13 outubro 2013
A última barreira
Muitas das políticas
que têm sido adoptadas não foram sufragadas pelo eleitorado. São tomadas à
revelia dos cidadãos e, nisso, há já uma quebra do contrato social suposto pela
democracia, uma falha da República, comemorada há dias dentro dum salão, com alguns
manifestantes à porta a protestar e polícia em cima deles.
Essas políticas, para
além de não terem sido sufragadas, representam uma ruptura com a ordem
constitucional e legal. Ainda na quinta-feira passada (dia 10), Manuela
Ferreira Leite, afirmava na TVI 24 que há uma tentativa para mudar o paradigma
do sistema de segurança social – de contributiva para assistencialista.
E no dia 5 de Outubro,
que deixou de ser feriado (mais uma machadada simbólica na República), o
secretário de Estado das Comunicações, entrevistado na Antena 1 e interrogado
sobre o paradoxo da privatização dos CTT, quando se trata de uma empresa
lucrativa, afirmou que era uma questão de princípio do governo, pois o Estado
não deve ser titular de empresas, o que significa que há também aqui uma
mudança de paradigma, orientada por um prisma ideológico.

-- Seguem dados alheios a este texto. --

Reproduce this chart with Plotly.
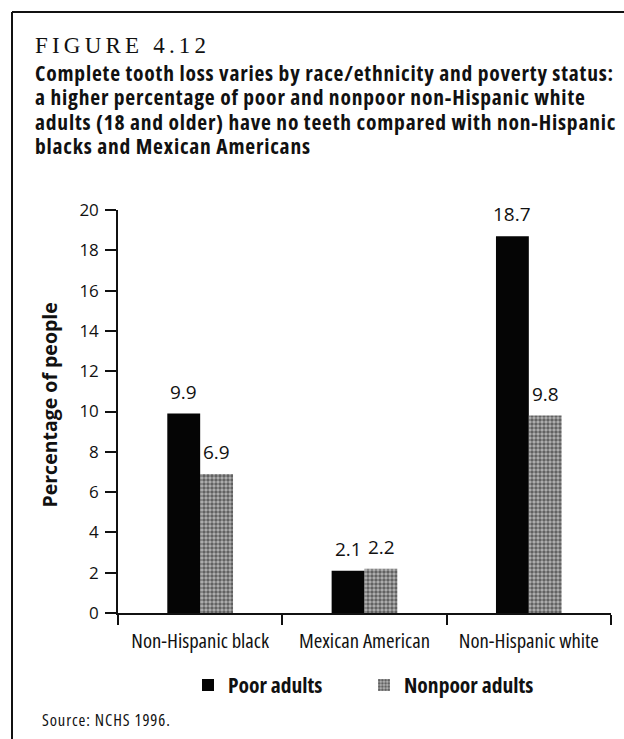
import plotly.graph_objects as go

# Data
groups = ["Non-Hispanic black", "Mexican American", "Non-Hispanic white"]
series_names = ["Poor adults", "Nonpoor adults"]
poor_adults = [9.9, 2.1, 18.7]
nonpoor_adults = [6.9, 2.2, 9.8]
y_ticks = [0, 2, 4, 6, 8, 10, 12, 14, 16, 18, 20]
title_lines = [
    "Complete tooth loss varies by race/ethnicity and poverty status:",
    "a higher percentage of poor and nonpoor non-Hispanic white",
    "adults (18 and older) have no teeth compared with non-Hispanic",
    "blacks and Mexican Americans",
]

W, H = 624, 739
PL, PR, PT, PB = 118, 611, 210, 613  # plot area in pixels
INK = "#111111"
FONT = "Open Sans"
BAR_PX = 33  # rendered width of one bar, used to centre the value labels


def px(x):
    return (x - PL) / (PR - PL)


def py(y):
    return (PB - y) / (PB - PT)


def cond(s, spacing=0):
    style = "font-stretch:condensed"
    if spacing:
        style += f";letter-spacing:{spacing}px"
    return f"<span style='{style}'>{s}</span>"


def font(size, bold=False):
    d = dict(family=FONT, size=size, color=INK)
    if bold:
        d["weight"] = "bold"
    return d


fig = go.Figure()
fig.add_trace(go.Bar(
    name=cond(series_names[0]), x=groups, y=poor_adults,
    marker=dict(color="#050505", line=dict(width=0)),
))
fig.add_trace(go.Bar(
    name=cond(series_names[1]), x=groups, y=nonpoor_adults,
    marker=dict(color="#7a7a7a", line=dict(width=0),
                pattern=dict(shape=".", fgcolor="#101010", bgcolor="#b4b4b4",
                             size=4, solidity=0.6)),
))

fig.update_layout(
    width=W, height=H,
    margin=dict(l=PL, r=W - PR, t=PT, b=H - PB, pad=0, autoexpand=False),
    paper_bgcolor="white", plot_bgcolor="white",
    barmode="group", bargap=0.6, bargroupgap=0,
    font=font(17),
    showlegend=True,
    legend=dict(orientation="h", x=px(188), y=py(685), xanchor="left", yanchor="middle",
                font=font(21.5, bold=True), entrywidth=131, itemwidth=30,
                bgcolor="rgba(0,0,0,0)"),
    xaxis=dict(
        type="category", range=[-0.5, 2.5], tickson="boundaries",
        tickmode="array", tickvals=groups, ticktext=[cond(g) for g in groups],
        ticks="outside", ticklen=10, tickwidth=1.5, tickcolor=INK,
        showline=True, linecolor=INK, linewidth=1.5,
        showgrid=False, zeroline=False, tickangle=0,
        tickfont=font(20.7), ticklabelstandoff=8,
    ),
    yaxis=dict(
        range=[0, 20], tickmode="array", tickvals=y_ticks,
        ticktext=[str(v) for v in y_ticks],
        ticks="outside", ticklen=11, tickwidth=1.5, tickcolor=INK,
        showline=True, linecolor=INK, linewidth=1.5,
        showgrid=False, zeroline=False,
        tickfont=font(17), ticklabelstandoff=3,
    ),
)

annotations = [
    dict(text="<span style='letter-spacing:4.2px'>FIGURE 4.12</span>",
         x=px(33), y=py(45), xanchor="left", yanchor="middle",
         font=dict(family="Liberation Serif, DejaVu Serif, serif", size=23, color=INK)),
    dict(text="Percentage of people", x=px(48.5), y=py(405), textangle=-90,
         xanchor="center", yanchor="middle", font=font(19.5, bold=True)),
    dict(text=cond("Source: NCHS 1996.", 0.9), x=px(40), y=py(719),
         xanchor="left", yanchor="middle", font=font(16.5)),
]
for line, yc in zip(title_lines, [72.5, 96.8, 121.3, 145.8]):
    annotations.append(dict(text=cond(line, 0.8), x=px(33), y=py(yc), xanchor="left",
                            yanchor="middle", font=font(21.5, bold=True)))
for a in annotations:
    a.update(xref="paper", yref="paper", showarrow=False)

# Value labels above each bar, placed on the data axes
for values, side in [(poor_adults, -1), (nonpoor_adults, 1)]:
    for g, v in zip(groups, values):
        annotations.append(dict(
            text=f"{v:.1f}", x=g, y=v, xref="x", yref="y", showarrow=False,
            xanchor="center", yanchor="bottom", xshift=side * BAR_PX / 2, yshift=7,
            font=font(19)))

fig.update_layout(annotations=annotations)

# Frame around the figure (top and left rules)
fig.add_shape(type="line", xref="paper", yref="paper",
              x0=px(12), y0=py(12), x1=px(624), y1=py(12),
              line=dict(color=INK, width=2))
fig.add_shape(type="line", xref="paper", yref="paper",
              x0=px(12), y0=py(12), x1=px(12), y1=py(739),
              line=dict(color=INK, width=2))

fig.write_html("out.html")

Mais: a ruptura é também com princípios consolidados
na ordem jurídica – não só na nossa, como também nas ordens jurídicas que têm a
nossa matriz cultural. É o caso do princípio da não retroactividade das leis. Este
princípio tem mesmo assento constitucional no que diz respeito a direitos, liberdades
e garantias fundamentais, não podendo a lei nova que os restringe ter efeito
retroactivo (art. 18.º, n.º 3). Porém, vários diplomas legislativos na forja, à
semelhança de alguns outros que já foram “chumbados” pelo Tribunal Constitucional,
dispõem para o passado, isto é, abarcam situações criadas anteriormente e cujos
efeitos era suposto continuarem a ser regidos pela lei do tempo em que
surgiram. É o caso dos cortes de salários na função pública, feitos em nome de
uma atamancada convergência entre o sector privado e o sector público, dos cortes
de pensões de reforma, e agora também das pensões de sobrevivência, de que
tanto se tem falado ultimamente.
É uma aberração.
Claro que uma política destas,
para além de não ter a legitimá-la o princípio democrático do sufrágio, ao
menos em sentido substancial, também visa subverter princípios essenciais da
nossa ordem jurídico-constitucional, de que o princípio da confiança é um
esteio imprescindível.
Mas, felizmente, ainda dispomos
de uma última barreira democrática onde esbarram as antiquíssimas pretensões de
certos estratos sociais de ajustarem contas com a ordem constitucional
estabelecida, desta feita servindo-se da “crise” e do poder maioritário que
detêm conjunturalmente (agora enfraquecido pelas autárquicas) para o fazerem de
golpe e sem recurso às vias previstas, como seria a revisão da lei fundamental
por uma maioria qualificada, que nunca tiveram.
Precisamente por a não
terem, é que tentam, a todo o transe, com recurso a métodos de constrangimento
inimagináveis, vencer essa última barreira, que se chama Tribunal Constitucional.